-- Start of AVAILABLE RECORDS --

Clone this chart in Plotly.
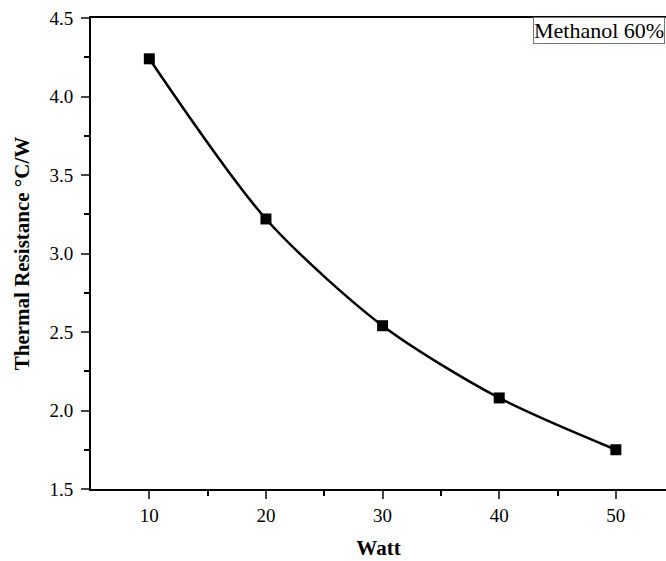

-- End of AVAILABLE RECORDS --
-- Start of AVAILABLE RECORDS --

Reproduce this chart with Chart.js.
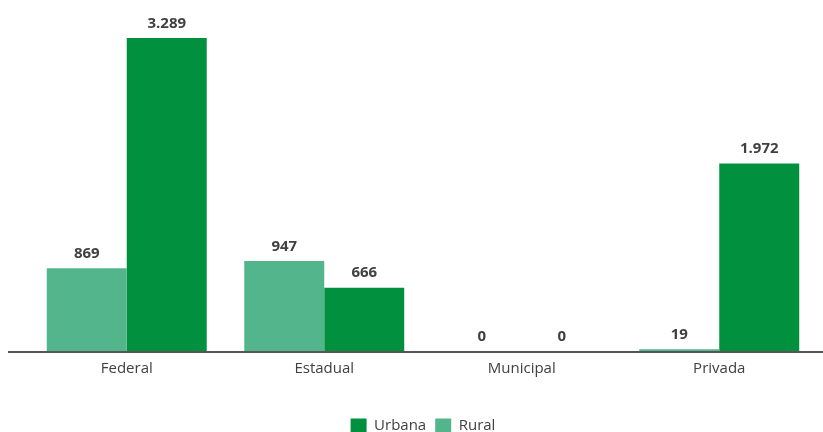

-- End of AVAILABLE RECORDS --
-- Start of AVAILABLE RECORDS --

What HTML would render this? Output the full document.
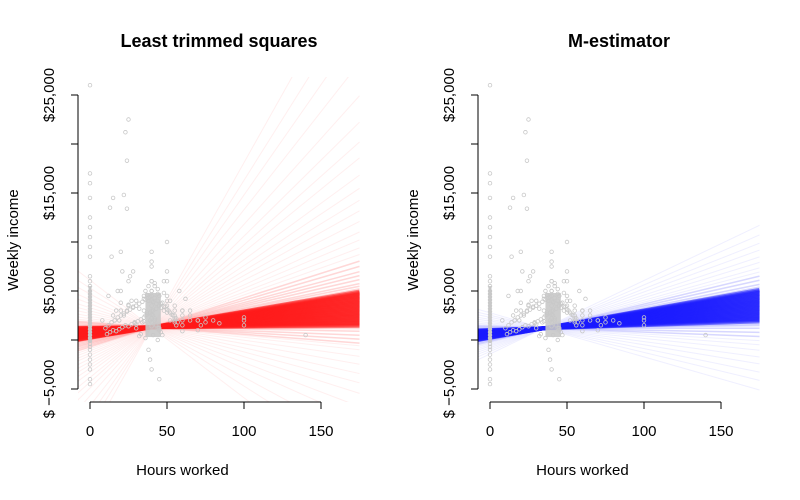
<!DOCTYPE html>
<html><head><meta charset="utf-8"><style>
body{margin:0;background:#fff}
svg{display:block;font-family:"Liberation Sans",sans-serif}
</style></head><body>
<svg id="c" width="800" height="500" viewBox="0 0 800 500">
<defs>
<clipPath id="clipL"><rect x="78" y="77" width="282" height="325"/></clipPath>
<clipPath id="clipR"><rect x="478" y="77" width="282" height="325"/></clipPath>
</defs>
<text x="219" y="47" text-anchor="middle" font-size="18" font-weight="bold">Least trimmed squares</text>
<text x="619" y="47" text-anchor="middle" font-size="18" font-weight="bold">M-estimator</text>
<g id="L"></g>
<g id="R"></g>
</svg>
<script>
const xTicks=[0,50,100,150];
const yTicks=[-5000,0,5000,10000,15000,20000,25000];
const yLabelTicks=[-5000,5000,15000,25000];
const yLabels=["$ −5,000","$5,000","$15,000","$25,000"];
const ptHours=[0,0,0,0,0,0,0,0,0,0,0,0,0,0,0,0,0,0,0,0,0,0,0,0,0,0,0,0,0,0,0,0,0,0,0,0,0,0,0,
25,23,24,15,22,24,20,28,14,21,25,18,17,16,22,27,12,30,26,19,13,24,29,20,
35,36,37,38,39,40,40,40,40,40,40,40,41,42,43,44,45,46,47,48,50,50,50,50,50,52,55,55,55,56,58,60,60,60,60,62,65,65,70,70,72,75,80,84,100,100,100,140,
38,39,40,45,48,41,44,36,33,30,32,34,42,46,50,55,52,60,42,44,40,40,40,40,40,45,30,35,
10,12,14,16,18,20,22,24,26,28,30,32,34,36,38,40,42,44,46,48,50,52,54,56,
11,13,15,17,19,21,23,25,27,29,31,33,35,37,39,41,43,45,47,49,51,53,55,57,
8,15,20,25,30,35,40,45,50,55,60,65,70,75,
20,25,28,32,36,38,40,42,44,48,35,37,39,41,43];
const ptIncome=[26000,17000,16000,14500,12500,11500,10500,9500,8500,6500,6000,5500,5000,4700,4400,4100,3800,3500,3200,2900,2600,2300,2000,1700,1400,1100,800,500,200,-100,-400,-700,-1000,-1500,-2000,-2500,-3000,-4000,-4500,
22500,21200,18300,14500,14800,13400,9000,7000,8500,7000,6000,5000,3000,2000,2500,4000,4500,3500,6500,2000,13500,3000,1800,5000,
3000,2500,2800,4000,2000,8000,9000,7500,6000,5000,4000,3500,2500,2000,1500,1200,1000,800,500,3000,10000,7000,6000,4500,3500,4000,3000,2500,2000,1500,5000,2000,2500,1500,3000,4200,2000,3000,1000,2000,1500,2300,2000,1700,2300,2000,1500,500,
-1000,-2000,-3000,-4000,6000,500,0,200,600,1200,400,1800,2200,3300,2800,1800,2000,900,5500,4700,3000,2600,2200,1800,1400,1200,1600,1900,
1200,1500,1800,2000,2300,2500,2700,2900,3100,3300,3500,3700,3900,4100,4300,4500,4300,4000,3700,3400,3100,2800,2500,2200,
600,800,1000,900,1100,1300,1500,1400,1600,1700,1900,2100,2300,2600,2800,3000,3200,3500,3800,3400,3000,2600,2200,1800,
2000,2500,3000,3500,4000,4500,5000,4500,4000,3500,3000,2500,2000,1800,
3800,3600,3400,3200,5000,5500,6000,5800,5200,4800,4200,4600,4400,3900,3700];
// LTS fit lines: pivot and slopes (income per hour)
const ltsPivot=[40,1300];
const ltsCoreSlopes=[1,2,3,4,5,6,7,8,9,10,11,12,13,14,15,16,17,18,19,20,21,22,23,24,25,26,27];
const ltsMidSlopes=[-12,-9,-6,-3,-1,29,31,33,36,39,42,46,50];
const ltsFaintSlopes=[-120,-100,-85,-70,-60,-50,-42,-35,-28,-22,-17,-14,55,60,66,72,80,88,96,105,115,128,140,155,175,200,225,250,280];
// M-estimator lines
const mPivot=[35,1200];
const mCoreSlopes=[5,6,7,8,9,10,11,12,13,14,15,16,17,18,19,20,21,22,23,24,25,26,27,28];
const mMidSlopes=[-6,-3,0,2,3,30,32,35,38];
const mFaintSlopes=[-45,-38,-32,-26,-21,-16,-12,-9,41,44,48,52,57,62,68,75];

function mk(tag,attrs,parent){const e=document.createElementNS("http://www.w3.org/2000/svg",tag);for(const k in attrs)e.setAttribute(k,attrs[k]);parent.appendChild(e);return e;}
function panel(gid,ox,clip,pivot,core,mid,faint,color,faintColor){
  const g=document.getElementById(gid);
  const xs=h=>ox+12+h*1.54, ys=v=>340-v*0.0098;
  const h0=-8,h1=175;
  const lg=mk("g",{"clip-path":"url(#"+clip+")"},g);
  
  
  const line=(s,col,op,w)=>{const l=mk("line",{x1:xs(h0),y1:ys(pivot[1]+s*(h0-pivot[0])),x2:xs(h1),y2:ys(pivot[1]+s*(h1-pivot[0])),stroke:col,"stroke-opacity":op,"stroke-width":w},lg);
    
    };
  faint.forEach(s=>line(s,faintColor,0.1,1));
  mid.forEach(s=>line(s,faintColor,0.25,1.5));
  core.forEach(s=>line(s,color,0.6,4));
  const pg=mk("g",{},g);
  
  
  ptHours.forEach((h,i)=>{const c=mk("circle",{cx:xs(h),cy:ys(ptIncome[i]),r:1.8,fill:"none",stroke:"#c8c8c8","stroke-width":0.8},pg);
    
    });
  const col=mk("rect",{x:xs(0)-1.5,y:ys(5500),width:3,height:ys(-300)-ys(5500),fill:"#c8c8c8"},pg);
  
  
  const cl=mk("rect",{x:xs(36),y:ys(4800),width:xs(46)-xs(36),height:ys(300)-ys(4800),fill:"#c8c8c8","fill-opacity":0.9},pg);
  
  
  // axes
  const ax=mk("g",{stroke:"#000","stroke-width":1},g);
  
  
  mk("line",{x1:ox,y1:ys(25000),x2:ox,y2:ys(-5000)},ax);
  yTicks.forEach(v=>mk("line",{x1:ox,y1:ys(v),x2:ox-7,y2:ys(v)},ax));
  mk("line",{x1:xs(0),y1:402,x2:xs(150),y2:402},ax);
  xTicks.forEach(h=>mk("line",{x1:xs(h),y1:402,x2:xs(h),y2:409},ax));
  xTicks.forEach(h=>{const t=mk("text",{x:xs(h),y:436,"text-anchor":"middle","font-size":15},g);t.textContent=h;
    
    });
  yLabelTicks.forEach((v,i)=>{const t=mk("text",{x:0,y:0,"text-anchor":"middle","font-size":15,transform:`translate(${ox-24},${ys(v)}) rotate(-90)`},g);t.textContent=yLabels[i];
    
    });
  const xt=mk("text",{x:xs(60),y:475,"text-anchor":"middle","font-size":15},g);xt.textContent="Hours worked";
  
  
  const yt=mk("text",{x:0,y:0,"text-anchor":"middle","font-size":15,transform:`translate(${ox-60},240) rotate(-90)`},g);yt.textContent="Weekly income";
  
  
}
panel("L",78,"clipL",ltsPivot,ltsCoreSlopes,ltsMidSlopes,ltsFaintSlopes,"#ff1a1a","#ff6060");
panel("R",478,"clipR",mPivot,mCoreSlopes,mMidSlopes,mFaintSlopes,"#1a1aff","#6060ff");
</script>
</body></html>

-- End of AVAILABLE RECORDS --

**EXERCISE REQUIREMENTS**
Which lines of the data include "chart"? Copy each of them.

**EXERCISE SOLUTION**
Clone this chart in Plotly.
Reproduce this chart with Chart.js.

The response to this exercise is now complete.